Gradle does not check SNAPSHOT timestamps across repos

I reproduced this issue with two projects:

  • a gradle project that publishes a JAR in Maven with name -SNAPSHOT
  • a gradle project that depends on that JAR

The consumer has as config
repositories {
mavenLocal()
maven {
url “http://nexus.company.eu:8081/nexus/content/groups/repo/
}
}

Gradle works as expected when I publish the snapshot and then retrieve it. He will download it and put it in .gradle caches, and will get a newer published file with same name (if I use the no caching options, or remove the cached file)
When I however build and install the first project, so that it gets installed in my local Maven repo (at expected place in .m2/repository) things go bad.

Every Gradle run will then resolve that SNAPSHOT in local repo, whether or not a newer SNAPSHOT is in the remote nexus repo. He will not put it in .gradle caches, he will simply keep retrieving it from local maven repo unless I delete the artifact or pom file (deleting maven-metadata of the artifact has no effect).

Is this a bug, or feature? Our use case is to always use the latest SNAPSHOT, regardless of the repo. This ensures that you can do a local fix/build/install and test it, and avoids you using outdated dependencies after CI has published a new one to remote.

If you need code to reproduce I will be happy to share. PS: I have no custom maven settings.xml in this reproduction

This is a known issue GRADLE-2257. Right now we stop looking at the first repository that contains the requested SNAPSHOT version. this means you’ll either have to a) rebuild and install latest to Maven local b) delete the old artifact from Maven local or c) reorder your repositories (which likely means it’ll never be resolved from Maven local).

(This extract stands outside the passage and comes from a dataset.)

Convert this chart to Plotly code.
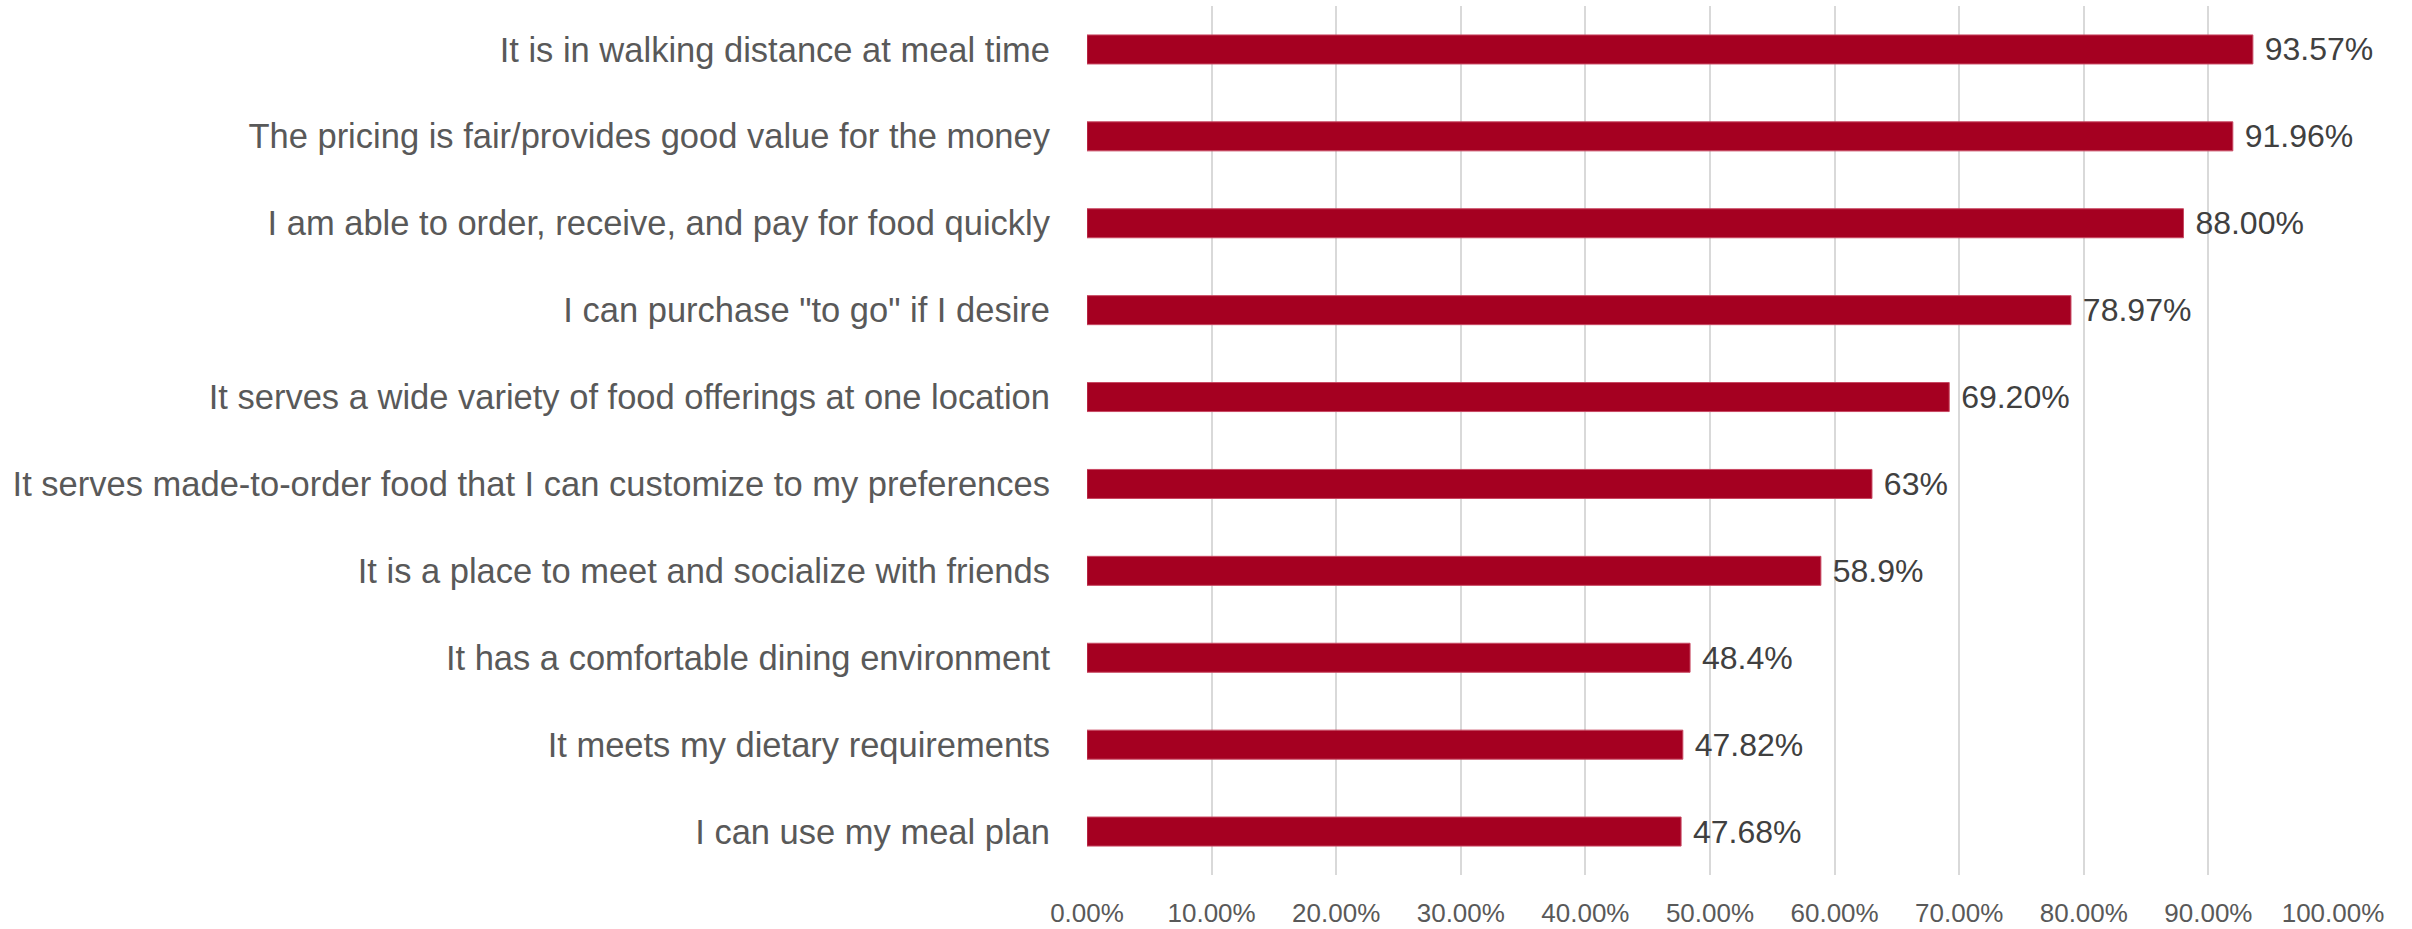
import plotly.graph_objects as go

categories = [
    "It is in walking distance at meal time",
    "The pricing is fair/provides good value for the money",
    "I am able to order, receive, and pay for food quickly",
    "I can purchase \"to go\" if I desire",
    "It serves a wide variety of food offerings at one location",
    "It serves made-to-order food that I can customize to my preferences",
    "It is a place to meet and socialize with friends",
    "It has a comfortable dining environment",
    "It meets my dietary requirements",
    "I can use my meal plan",
]
values = [0.9357, 0.9196, 0.8800, 0.7897, 0.6920, 0.63, 0.589, 0.484, 0.4782, 0.4768]
value_labels = ["93.57%", "91.96%", "88.00%", "78.97%", "69.20%", "63%", "58.9%", "48.4%", "47.82%", "47.68%"]
tick_vals = [0, 0.1, 0.2, 0.3, 0.4, 0.5, 0.6, 0.7, 0.8, 0.9, 1.0]
tick_text = ["0.00%", "10.00%", "20.00%", "30.00%", "40.00%", "50.00%", "60.00%", "70.00%", "80.00%", "90.00%", "100.00%"]

fig = go.Figure(go.Bar(
    x=values,
    y=categories,
    orientation="h",
    marker=dict(color="#A50021", line=dict(color="#C84862", width=1)),
    text=[" " + t for t in value_labels],
    textposition="outside",
    constraintext="none",
    textfont=dict(family="Liberation Sans, Arial, sans-serif", size=32, color="#404040"),
    cliponaxis=False,
))

fig.update_layout(
    width=2412,
    height=929,
    margin=dict(l=1087, r=79, t=6, b=54),
    paper_bgcolor="white",
    plot_bgcolor="white",
    bargap=0.666,
    showlegend=False,
    font=dict(family="Liberation Sans, Arial, sans-serif", color="#595959"),
    xaxis=dict(
        range=[0, 1.0],
        tickvals=tick_vals,
        ticktext=tick_text,
        showgrid=True,
        gridcolor="#D9D9D9",
        gridwidth=2,
        zeroline=False,
        showline=False,
        tickfont=dict(size=26, color="#595959"),
        ticklabelstandoff=20,
        automargin=False,
        fixedrange=True,
    ),
    yaxis=dict(
        autorange="reversed",
        showgrid=False,
        showline=False,
        zeroline=False,
        tickfont=dict(size=34.5, color="#595959"),
        ticklabelstandoff=36,
        automargin=False,
        fixedrange=True,
    ),
)

fig.write_html("out.html")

Hi Mark, thanks for the swift reply. My Googling did not find this issue, but it indeed describes it fully. I would suggest that you add a bit of documentation to how Gradle handles Maven snapshots, as the Gradle docs do some explaining, but it gets confusing when mixing this with ‘dynamic’ versions and for multiple repo’s.

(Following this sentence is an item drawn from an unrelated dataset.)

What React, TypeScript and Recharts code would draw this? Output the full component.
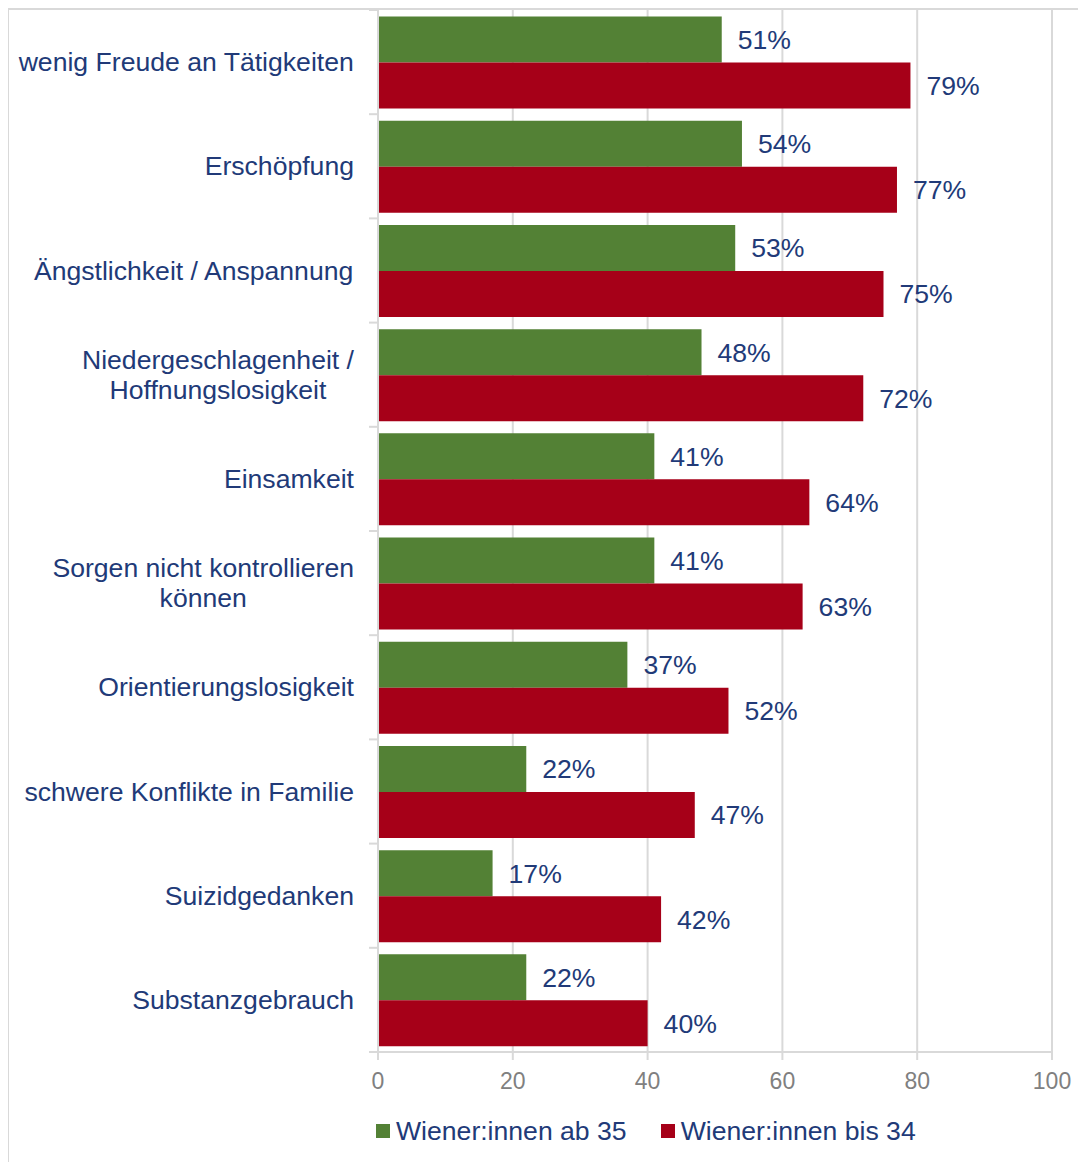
import React from "react";
import { BarChart, Bar, XAxis, YAxis, CartesianGrid, LabelList } from "recharts";

const categories = [
  "wenig Freude an Tätigkeiten",
  "Erschöpfung",
  "Ängstlichkeit / Anspannung",
  "Niedergeschlagenheit /\nHoffnungslosigkeit",
  "Einsamkeit",
  "Sorgen nicht kontrollieren\nkönnen",
  "Orientierungslosigkeit",
  "schwere Konflikte in Familie",
  "Suizidgedanken",
  "Substanzgebrauch",
];
const ab35 = [51, 54, 53, 48, 41, 41, 37, 22, 17, 22];
const bis34 = [79, 77, 75, 72, 64, 63, 52, 47, 42, 40];
const seriesNames = ["Wiener:innen ab 35", "Wiener:innen bis 34"];
const seriesColors = ["#538135", "#A60018"];
const xTicks = [0, 20, 40, 60, 80, 100];

const data = categories.map((name, i) => ({ name, ab35: ab35[i], bis34: bis34[i] }));

const FONT = '"Liberation Sans", Arial, sans-serif';
const TEXT = "#213A78";
const GRID = "#d9d9d9";
const FS = 26.6;

const W = 1078;
const H = 1154;
const MARGIN = { top: 2, right: 34, left: 0, bottom: 0 };
const XAXIS_H = 110;
const YAXIS_W = 370;
const PLOT_H = H - MARGIN.top - MARGIN.bottom - XAXIS_H;
const BAND = PLOT_H / categories.length;

let canvasCtx: CanvasRenderingContext2D | null = null;
function measure(text: string, size: number) {
  if (!canvasCtx) {
    const c = document.createElement("canvas");
    canvasCtx = c.getContext("2d");
  }
  if (!canvasCtx) return text.length * size * 0.5;
  canvasCtx.font = `${size}px ${FONT}`;
  return canvasCtx.measureText(text).width;
}

const YTick = (props: any) => {
  const { x, y, payload, index } = props;
  const lines = String(payload.value).split("\n");
  const size = FS;
  const lh = 30;
  const maxW = Math.max(...lines.map((l) => measure(l, size)));
  const cx = x - maxW / 2;
  const startY = y - ((lines.length - 1) * lh) / 2;
  const axisX = x + 24;
  return (
    <g>
      <line x1={axisX - 9} x2={axisX} y1={y - BAND / 2} y2={y - BAND / 2} stroke={GRID} strokeWidth={2} />
      {index === categories.length - 1 && (
        <line x1={axisX - 9} x2={axisX} y1={y + BAND / 2} y2={y + BAND / 2} stroke={GRID} strokeWidth={2} />
      )}
      {lines.map((l, i) => (
        <text
          key={i}
          x={cx}
          y={startY + i * lh}
          textAnchor="middle"
          dominantBaseline="central"
          fill={TEXT}
          fontSize={size}
          fontFamily={FONT}
        >
          {l}
        </text>
      ))}
    </g>
  );
};

export default function App() {
  return (
    <div style={{ position: "relative", width: W, height: H, fontFamily: FONT }}>
      <div
        style={{
          position: "absolute",
          left: -1,
          top: 0,
          width: W + 10,
          height: H + 10,
          borderTop: `2px solid ${GRID}`,
          borderLeft: `2px solid ${GRID}`,
          boxSizing: "border-box",
        }}
      />
      <div style={{ position: "absolute", left: 0, top: 0 }}>
        <BarChart
          width={W}
          height={H}
          data={data}
          layout="vertical"
          margin={MARGIN}
          barCategoryGap="6.3%"
          barGap={0}
        >
          <CartesianGrid horizontal={false} vertical={true} stroke={GRID} strokeWidth={2} />
          <XAxis
            type="number"
            domain={[0, 100]}
            ticks={xTicks}
            height={XAXIS_H}
            axisLine={{ stroke: GRID, strokeWidth: 2 }}
            tickLine={{ stroke: GRID, strokeWidth: 2 }}
            tickSize={8}
            tickMargin={13}
            tick={{ fill: "#808080", fontSize: 23, fontFamily: FONT }}
            interval={0}
          />
          <YAxis
            type="category"
            dataKey="name"
            width={YAXIS_W}
            axisLine={{ stroke: GRID, strokeWidth: 2 }}
            tickLine={false}
            tickSize={0}
            tickMargin={24}
            tick={<YTick />}
            interval={0}
          />
          <Bar dataKey="ab35" name={seriesNames[0]} fill={seriesColors[0]} isAnimationActive={false}>
            <LabelList
              dataKey="ab35"
              position="right"
              offset={16}
              formatter={(v: any) => `${v}%`}
              style={{ fill: TEXT, fontSize: FS, fontFamily: FONT }}
            />
          </Bar>
          <Bar dataKey="bis34" name={seriesNames[1]} fill={seriesColors[1]} isAnimationActive={false}>
            <LabelList
              dataKey="bis34"
              position="right"
              offset={16}
              formatter={(v: any) => `${v}%`}
              style={{ fill: TEXT, fontSize: FS, fontFamily: FONT }}
            />
          </Bar>
        </BarChart>
      </div>
      <div
        style={{
          position: "absolute",
          left: 368,
          top: 1108,
          display: "flex",
          alignItems: "center",
          height: 30,
          lineHeight: "30px",
          fontSize: FS,
          color: TEXT,
          whiteSpace: "nowrap",
        }}
      >
        {seriesNames.map((n, i) => (
          <div key={n} style={{ display: "flex", alignItems: "center", marginRight: 34 }}>
            <span style={{ width: 14, height: 14, background: seriesColors[i], display: "inline-block", marginRight: 6 }} />
            <span>{n}</span>
          </div>
        ))}
      </div>
    </div>
  );
}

Sadly this does not solve our issue, as these work-arounds are not transparant, the user will always need to remember to clean Maven local cache himself, or to provide a flag to avoid local Maven usage when desired. This is hard to remember, snapshots may be built weeks ago and for many projects.

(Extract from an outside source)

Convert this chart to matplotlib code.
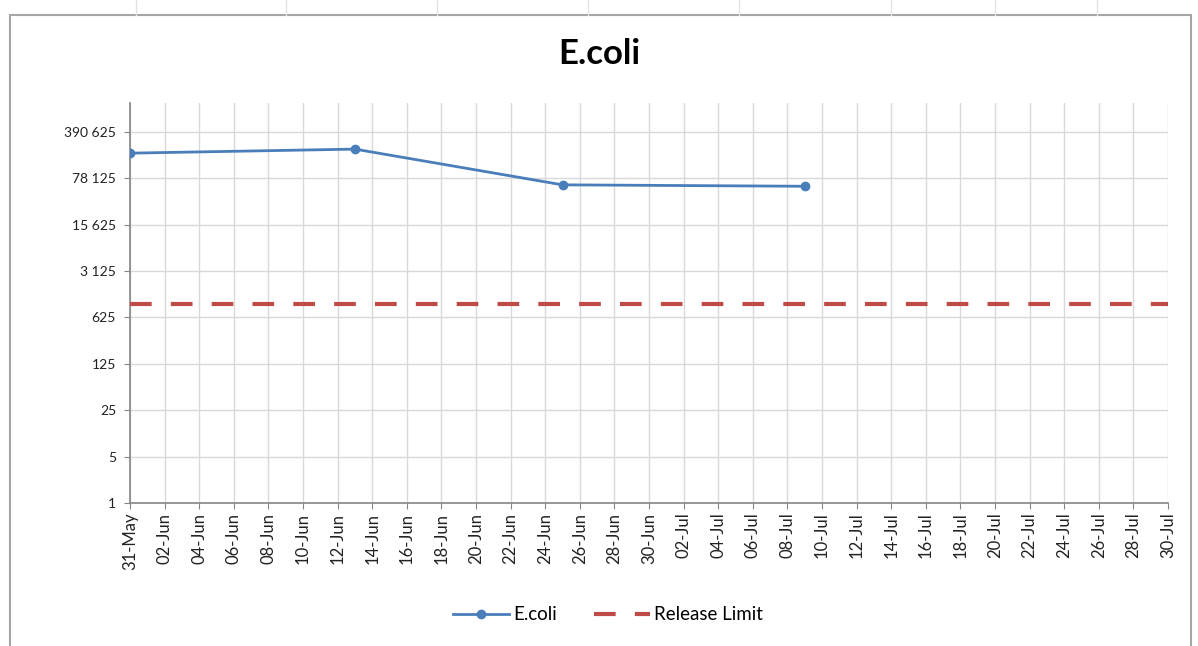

I am afraid we will have to avoid local repo completely, and only enable it when the user explicitly asks because he bult a local maven project to be used as dependency. That of course will be slower, as local Maven repo is a lot faster than remote for snapshots. But I also guess that’s why you don’t do multiple repo searches in first place on changing libs. The speed increase from porting Maven to Gradle is huge, but we do face caveats in resolving ldependencies ike this :slight_smile:

This is the issue. In any case, to get this to work we’ll have to go out and check every repository in order to determine what is “latest”. Current behavior is a performance optimization but it isn’t strictly correct (in that it doesn’t behave like Maven).